Da una parte i vescovi, i sacerdoti, i ministri ordinati, dall’altra il popolo di Dio. Sono pronti gli uni e gli altri a lavorare sempre più con questo stile sinodale di cui si parla ormai da tre anni?

“Il Papa ci parla spesso di conversione, cioè di cambiamento. Noi preti dobbiamo cambiare la mentalità perché siamo stati formati per essere responsabili. Poi naturalmente questa responsabilità ognuno la esercita secondo i propri carismi, però sentiamo fortemente la responsabilità di essere guida della comunità. I fedeli laici sono stati formati, o forse ‘deformati’, dal fatto di essere guidati. La parrocchia non è affidata esclusivamente al prete.

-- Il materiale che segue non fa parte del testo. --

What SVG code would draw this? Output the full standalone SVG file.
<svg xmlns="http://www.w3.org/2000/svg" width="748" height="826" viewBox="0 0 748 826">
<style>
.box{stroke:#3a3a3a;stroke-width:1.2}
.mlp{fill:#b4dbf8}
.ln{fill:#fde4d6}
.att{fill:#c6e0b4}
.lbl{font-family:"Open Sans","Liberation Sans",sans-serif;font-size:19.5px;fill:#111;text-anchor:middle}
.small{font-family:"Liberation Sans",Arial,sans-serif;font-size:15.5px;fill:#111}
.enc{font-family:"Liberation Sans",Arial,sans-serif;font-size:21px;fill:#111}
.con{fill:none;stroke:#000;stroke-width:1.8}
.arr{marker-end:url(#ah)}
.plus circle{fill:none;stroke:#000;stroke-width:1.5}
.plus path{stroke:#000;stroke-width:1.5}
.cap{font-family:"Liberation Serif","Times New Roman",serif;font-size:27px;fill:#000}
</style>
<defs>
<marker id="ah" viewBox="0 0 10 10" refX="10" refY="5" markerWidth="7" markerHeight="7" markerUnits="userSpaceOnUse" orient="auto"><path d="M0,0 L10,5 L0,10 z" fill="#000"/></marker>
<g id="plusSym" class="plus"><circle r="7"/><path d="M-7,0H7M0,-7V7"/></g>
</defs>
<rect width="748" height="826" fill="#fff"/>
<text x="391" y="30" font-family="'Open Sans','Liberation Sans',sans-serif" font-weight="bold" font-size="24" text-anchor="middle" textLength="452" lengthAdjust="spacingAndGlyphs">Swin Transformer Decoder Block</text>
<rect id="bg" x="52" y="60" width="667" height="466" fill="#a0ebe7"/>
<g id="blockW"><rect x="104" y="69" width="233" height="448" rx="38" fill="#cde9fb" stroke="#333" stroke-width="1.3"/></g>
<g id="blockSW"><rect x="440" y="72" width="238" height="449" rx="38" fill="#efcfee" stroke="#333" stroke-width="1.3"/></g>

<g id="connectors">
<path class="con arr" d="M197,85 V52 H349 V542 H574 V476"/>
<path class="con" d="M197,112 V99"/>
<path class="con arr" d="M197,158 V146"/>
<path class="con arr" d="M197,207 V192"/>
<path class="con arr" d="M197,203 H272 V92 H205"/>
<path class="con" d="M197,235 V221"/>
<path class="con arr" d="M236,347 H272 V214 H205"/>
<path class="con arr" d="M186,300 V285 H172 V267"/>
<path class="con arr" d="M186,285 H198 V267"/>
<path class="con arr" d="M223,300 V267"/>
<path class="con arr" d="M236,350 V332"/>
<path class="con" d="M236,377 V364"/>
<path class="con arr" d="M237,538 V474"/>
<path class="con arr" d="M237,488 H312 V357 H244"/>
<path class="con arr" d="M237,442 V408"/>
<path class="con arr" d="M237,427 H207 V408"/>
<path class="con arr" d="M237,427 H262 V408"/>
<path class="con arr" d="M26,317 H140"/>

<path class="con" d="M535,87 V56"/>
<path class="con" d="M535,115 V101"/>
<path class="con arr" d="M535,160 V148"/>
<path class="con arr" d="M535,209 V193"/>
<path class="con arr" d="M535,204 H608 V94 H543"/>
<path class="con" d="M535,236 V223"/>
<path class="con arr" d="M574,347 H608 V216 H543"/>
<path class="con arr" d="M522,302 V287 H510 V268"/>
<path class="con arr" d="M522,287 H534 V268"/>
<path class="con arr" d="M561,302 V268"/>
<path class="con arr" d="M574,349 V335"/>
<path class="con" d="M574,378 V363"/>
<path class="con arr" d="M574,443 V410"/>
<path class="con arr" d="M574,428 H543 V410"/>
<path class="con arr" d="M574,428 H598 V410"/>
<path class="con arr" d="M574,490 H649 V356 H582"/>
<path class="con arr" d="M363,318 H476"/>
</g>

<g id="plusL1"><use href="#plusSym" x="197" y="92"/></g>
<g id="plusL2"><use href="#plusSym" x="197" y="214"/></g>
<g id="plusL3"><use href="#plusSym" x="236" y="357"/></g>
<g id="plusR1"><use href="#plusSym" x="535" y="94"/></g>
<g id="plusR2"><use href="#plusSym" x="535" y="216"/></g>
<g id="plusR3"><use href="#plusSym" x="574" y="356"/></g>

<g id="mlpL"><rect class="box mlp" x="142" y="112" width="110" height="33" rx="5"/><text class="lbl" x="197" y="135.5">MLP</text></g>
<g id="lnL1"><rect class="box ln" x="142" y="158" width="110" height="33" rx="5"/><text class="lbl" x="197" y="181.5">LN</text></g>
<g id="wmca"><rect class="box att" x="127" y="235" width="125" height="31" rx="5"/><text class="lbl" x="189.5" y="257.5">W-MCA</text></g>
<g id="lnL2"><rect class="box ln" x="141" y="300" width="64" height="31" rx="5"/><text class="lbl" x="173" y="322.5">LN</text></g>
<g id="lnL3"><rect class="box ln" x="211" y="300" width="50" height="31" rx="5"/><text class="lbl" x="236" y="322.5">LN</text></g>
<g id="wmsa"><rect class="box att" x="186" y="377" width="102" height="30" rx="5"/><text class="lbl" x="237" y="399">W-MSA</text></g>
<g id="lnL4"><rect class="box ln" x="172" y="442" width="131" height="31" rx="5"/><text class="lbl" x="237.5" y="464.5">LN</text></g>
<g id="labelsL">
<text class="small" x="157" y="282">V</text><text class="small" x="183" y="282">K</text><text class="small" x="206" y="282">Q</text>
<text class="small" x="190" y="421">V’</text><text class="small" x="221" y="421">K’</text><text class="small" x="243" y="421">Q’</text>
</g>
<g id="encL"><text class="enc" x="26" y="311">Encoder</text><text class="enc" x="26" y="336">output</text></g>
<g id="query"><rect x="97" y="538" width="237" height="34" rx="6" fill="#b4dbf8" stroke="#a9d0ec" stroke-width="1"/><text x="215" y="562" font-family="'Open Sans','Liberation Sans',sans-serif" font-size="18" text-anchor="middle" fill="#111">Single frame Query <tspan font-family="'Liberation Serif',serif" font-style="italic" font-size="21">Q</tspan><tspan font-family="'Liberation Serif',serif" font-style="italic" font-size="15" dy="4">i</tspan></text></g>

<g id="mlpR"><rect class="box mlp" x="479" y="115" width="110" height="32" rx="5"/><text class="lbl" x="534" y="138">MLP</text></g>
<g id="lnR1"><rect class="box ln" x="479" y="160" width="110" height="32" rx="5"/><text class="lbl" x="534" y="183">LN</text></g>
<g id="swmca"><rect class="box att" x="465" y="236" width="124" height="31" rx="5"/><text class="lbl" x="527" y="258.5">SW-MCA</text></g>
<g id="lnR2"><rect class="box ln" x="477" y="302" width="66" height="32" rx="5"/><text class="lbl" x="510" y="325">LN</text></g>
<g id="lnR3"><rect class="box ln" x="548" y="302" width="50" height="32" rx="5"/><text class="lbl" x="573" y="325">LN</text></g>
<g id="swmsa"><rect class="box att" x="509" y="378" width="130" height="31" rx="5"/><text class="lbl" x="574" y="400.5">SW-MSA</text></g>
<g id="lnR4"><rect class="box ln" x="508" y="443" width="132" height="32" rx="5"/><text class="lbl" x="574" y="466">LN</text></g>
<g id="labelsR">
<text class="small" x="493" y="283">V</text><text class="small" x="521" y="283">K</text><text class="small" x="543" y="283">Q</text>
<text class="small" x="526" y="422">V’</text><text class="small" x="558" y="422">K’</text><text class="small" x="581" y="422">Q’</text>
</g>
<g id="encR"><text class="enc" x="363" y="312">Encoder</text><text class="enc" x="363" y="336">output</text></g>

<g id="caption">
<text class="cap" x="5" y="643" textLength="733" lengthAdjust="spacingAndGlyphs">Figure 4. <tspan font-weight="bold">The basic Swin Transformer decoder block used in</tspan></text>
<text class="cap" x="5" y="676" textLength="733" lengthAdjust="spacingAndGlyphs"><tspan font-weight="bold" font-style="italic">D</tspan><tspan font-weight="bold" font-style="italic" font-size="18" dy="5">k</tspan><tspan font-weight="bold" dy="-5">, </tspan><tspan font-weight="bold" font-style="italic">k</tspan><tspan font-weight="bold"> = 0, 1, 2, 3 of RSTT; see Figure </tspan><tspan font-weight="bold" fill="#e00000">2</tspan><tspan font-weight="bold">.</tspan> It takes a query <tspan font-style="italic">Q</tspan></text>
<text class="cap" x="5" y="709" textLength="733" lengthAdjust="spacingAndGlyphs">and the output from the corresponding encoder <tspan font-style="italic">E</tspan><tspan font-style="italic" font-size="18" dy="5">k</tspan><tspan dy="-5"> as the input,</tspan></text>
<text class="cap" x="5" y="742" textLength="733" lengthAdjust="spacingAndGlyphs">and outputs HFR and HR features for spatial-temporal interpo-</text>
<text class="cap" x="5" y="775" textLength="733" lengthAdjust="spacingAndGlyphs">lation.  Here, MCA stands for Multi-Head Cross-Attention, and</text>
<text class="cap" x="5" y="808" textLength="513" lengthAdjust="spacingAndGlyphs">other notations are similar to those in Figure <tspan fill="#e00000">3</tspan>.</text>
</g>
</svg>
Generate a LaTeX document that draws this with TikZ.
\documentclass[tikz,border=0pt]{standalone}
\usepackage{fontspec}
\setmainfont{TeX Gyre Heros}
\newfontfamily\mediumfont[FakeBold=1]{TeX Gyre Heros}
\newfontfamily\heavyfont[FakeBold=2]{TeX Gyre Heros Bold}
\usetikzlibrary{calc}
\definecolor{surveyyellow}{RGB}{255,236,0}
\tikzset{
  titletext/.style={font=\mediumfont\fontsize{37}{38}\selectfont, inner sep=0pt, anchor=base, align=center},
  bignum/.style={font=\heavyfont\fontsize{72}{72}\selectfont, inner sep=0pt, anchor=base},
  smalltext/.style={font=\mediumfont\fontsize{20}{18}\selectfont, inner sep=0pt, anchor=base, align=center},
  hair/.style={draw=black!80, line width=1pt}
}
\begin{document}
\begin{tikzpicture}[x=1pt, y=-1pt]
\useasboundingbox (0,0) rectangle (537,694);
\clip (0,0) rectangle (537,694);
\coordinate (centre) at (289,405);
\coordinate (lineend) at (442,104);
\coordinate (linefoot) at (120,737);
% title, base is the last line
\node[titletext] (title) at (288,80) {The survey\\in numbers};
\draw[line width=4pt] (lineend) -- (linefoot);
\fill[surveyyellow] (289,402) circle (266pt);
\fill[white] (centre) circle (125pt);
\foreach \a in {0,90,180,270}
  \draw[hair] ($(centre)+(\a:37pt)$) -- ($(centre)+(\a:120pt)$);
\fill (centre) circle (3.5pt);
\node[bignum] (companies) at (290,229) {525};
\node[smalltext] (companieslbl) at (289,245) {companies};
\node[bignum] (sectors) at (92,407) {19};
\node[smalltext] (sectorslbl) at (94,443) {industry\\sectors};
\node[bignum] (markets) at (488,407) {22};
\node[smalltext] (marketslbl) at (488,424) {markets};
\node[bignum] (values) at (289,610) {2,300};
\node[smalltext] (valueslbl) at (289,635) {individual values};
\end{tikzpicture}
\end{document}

Per il battesimo che prete e laici hanno ricevuto, la parrocchia vive grazie all’impegno di tutti. Nessuno è inutile, ognuno ha il suo posto e – se quel posto che è il mio non lo occupo – rimane vuoto, non c’è qualcun altro che lo possa fare al mio posto. Credo che noi dobbiamo recuperare proprio questa visione d’insieme”.